Today Labour is calling time on David Cameron’s hated Bedroom Tax with a vote in parliament for its immediate repeal. The tenuous case for the policy now lies in tatters, with mounting evidence that it is not only flagrantly unfair but also counterproductive as a way of controlling benefit costs.
The 660,000 families affected include 400,000 disabled people and 375,000 children. Through no fault of their own, some of Britain’s hardest-pressed low-income households are expected to find, on average, an extra £720 a year – or face losing their home.
This punitive penalty presents appalling dilemmas for vulnerable families already struggling to survive at the sharp end of David Cameron’s cost-of-living crisis. The loss of income is equivalent to losing all child benefit paid for a second or subsequent child – or more than the average cost of a daily school meal. The result has been more people resorting to Food Banks, according to the Trussell Trust, as well as expanding opportunities for payday lenders.
Surveys suggest that as many as half of those affected are already behind with their rent – the mounting arrears further destabilising the precarious finances of local housing providers. And the costs of evicting those who can’t pay, and dealing with the resulting homelessness, could be astronomical.
Many of those who do move are ending up in smaller but more expensive properties in the private sector – which means the housing benefit bill footed by the taxpayer is higher, not lower. Analysis by York University’s Centre for Housing Policy suggests the government has underestimated the costs by £160m a year.
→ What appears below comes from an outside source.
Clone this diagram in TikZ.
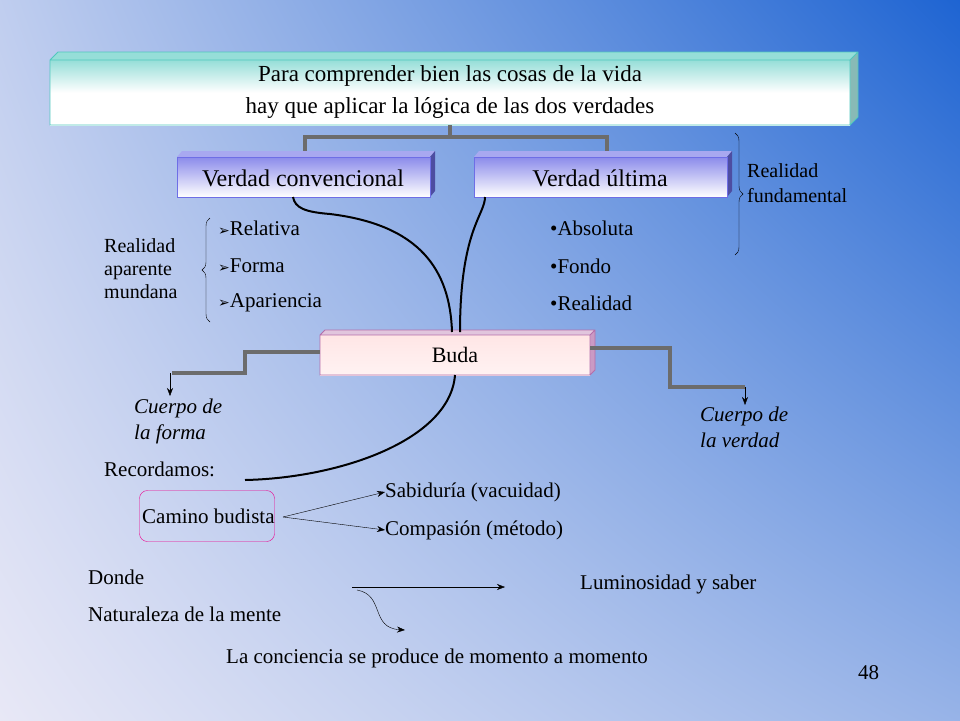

Meanwhile, because overcrowding and “under-occupation” do not neatly match up within areas, the affordable social homes deemed too large for them are often left empty or even marked for demolition. All this at a time when housebuilding is at its lowest level since the 1920s.
The chair of the Lochaber Housing Association, a Mr Di Alexander, put the point perfectly when he said the Bedroom Tax is “particularly unfair in that it penalises both our tenants and ourselves for not being able to magic up a supply of smaller properties, particularly those with only one bedroom, when we have been funded by the Government since our inception to build nothing smaller than two-bedroom flats and houses.” It’s just a shame that his son, the Liberal Democrat Chief Secretary to the Treasury, doesn’t seem to understand.
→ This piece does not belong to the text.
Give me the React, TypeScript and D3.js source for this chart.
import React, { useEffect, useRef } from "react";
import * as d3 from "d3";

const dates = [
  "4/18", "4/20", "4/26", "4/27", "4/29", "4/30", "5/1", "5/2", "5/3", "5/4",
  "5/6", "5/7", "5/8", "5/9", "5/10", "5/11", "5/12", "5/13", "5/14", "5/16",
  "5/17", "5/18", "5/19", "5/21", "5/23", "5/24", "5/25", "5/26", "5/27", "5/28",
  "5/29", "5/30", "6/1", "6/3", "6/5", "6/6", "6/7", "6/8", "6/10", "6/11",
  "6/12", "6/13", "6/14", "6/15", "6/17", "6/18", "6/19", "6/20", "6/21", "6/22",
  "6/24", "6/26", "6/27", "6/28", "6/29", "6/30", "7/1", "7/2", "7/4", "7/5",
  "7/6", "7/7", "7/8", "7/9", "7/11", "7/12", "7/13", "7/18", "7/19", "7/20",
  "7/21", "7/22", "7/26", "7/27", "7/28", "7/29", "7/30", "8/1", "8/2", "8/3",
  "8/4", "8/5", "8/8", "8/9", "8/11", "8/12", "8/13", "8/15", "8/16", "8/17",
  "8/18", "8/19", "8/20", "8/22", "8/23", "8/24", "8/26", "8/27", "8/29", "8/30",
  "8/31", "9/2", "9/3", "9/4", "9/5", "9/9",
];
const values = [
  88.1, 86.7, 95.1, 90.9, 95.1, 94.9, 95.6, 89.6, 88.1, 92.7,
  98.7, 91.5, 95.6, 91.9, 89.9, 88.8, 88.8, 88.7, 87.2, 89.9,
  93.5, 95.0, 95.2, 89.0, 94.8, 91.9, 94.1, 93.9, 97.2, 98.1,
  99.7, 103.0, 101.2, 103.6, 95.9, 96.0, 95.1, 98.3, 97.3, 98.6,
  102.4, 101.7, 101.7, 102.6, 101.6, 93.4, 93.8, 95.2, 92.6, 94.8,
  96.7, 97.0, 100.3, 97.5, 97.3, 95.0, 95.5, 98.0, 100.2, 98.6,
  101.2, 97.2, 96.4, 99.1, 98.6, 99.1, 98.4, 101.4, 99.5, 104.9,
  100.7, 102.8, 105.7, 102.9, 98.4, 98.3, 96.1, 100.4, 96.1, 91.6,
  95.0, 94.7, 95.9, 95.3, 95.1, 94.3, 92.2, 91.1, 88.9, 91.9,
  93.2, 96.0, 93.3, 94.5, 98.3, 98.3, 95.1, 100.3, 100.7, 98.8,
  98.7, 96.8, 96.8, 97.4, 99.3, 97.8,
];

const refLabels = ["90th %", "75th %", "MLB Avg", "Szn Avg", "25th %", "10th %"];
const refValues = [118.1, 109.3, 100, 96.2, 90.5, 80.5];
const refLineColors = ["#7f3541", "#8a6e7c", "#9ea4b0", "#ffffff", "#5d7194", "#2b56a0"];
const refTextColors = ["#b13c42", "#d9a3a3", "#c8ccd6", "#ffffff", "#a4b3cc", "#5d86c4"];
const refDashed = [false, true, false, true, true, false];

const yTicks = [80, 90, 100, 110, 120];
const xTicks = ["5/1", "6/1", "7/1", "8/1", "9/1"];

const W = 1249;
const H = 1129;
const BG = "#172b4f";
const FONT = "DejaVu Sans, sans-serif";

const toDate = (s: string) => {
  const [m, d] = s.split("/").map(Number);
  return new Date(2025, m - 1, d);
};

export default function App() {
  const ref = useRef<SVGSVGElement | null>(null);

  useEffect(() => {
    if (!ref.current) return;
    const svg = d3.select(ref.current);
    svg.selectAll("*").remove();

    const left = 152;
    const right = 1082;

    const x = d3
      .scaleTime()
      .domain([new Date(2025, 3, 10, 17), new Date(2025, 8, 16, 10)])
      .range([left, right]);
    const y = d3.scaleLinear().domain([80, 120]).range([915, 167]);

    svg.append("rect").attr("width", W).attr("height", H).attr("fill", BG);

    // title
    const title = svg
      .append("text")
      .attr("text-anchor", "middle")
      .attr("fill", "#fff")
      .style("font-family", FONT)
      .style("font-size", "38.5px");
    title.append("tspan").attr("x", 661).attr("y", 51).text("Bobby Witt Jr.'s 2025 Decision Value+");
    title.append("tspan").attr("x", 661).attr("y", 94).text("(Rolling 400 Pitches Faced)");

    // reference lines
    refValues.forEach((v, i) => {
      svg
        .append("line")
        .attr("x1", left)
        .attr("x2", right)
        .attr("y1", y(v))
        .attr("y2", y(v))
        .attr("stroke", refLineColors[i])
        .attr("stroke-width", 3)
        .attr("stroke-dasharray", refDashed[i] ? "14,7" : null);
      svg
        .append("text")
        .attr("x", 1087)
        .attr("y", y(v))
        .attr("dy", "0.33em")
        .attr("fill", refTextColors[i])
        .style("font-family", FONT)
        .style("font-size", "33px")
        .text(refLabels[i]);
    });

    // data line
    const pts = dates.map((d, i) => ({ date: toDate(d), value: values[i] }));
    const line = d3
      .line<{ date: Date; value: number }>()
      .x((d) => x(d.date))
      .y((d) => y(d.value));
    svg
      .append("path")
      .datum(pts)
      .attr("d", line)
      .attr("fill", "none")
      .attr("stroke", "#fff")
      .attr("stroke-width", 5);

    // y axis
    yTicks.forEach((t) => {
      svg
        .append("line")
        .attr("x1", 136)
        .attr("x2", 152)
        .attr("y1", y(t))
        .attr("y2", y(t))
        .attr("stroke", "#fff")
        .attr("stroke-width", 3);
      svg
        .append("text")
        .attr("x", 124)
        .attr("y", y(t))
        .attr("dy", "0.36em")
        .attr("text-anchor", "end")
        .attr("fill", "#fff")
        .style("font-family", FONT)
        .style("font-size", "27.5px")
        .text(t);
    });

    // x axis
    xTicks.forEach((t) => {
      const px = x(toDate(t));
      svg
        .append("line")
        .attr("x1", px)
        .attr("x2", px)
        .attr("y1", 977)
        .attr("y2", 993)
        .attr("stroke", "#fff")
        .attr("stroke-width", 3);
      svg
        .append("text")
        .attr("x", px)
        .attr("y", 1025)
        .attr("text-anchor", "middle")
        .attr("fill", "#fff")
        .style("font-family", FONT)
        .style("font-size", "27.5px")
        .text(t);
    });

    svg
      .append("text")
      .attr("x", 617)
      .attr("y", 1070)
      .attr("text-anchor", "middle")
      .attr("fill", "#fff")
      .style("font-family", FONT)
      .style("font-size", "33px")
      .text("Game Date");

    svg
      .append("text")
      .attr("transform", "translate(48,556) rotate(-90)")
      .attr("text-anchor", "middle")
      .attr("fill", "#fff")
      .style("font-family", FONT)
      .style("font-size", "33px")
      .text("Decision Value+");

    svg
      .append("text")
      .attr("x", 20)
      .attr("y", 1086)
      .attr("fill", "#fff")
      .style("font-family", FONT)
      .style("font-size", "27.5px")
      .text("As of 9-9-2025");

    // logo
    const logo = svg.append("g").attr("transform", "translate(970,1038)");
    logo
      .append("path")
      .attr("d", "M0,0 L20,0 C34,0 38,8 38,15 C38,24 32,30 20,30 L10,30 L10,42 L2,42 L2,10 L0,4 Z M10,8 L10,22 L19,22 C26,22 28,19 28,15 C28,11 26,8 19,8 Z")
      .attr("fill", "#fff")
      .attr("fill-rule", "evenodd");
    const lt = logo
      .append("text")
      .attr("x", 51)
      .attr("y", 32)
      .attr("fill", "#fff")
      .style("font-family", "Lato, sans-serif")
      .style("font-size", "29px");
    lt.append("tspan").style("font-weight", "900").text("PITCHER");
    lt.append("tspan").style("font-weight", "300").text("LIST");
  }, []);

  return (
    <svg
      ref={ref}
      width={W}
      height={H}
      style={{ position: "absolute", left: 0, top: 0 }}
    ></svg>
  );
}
Meanwhile, DWP ministers have tied themselves in knots trying to defend the indefensible. Lord Freud has said that if “substantial” numbers were expected to move into the private sector “we would not be implementing this change”, but has also conceded that that “over the past decade, the social rented sector has built virtually no single bedrooms”.
Esther McVey has suggested that three-bedroom properties should be “modified into one and two-bedroom houses”– leaving some to wonder if those affected by the Bedroom Tax should be getting out their sledgehammers to avoid paying it.
Today, MPs on all sides of the House have an opportunity to dissociate themselves from this dog’s breakfast of a policy. We have identified funds that could be used to cover any costs of reversing it today, by reversing tax cuts which will benefit the wealthiest and promote avoidance, and addressing the tax loss from disguised employment in construction. And if this incompetent and out-of-touch government won’t accept it has lost the argument and repeal this ineffective and iniquitous measure today, the British people will soon have an opportunity to elect a Labour government that will.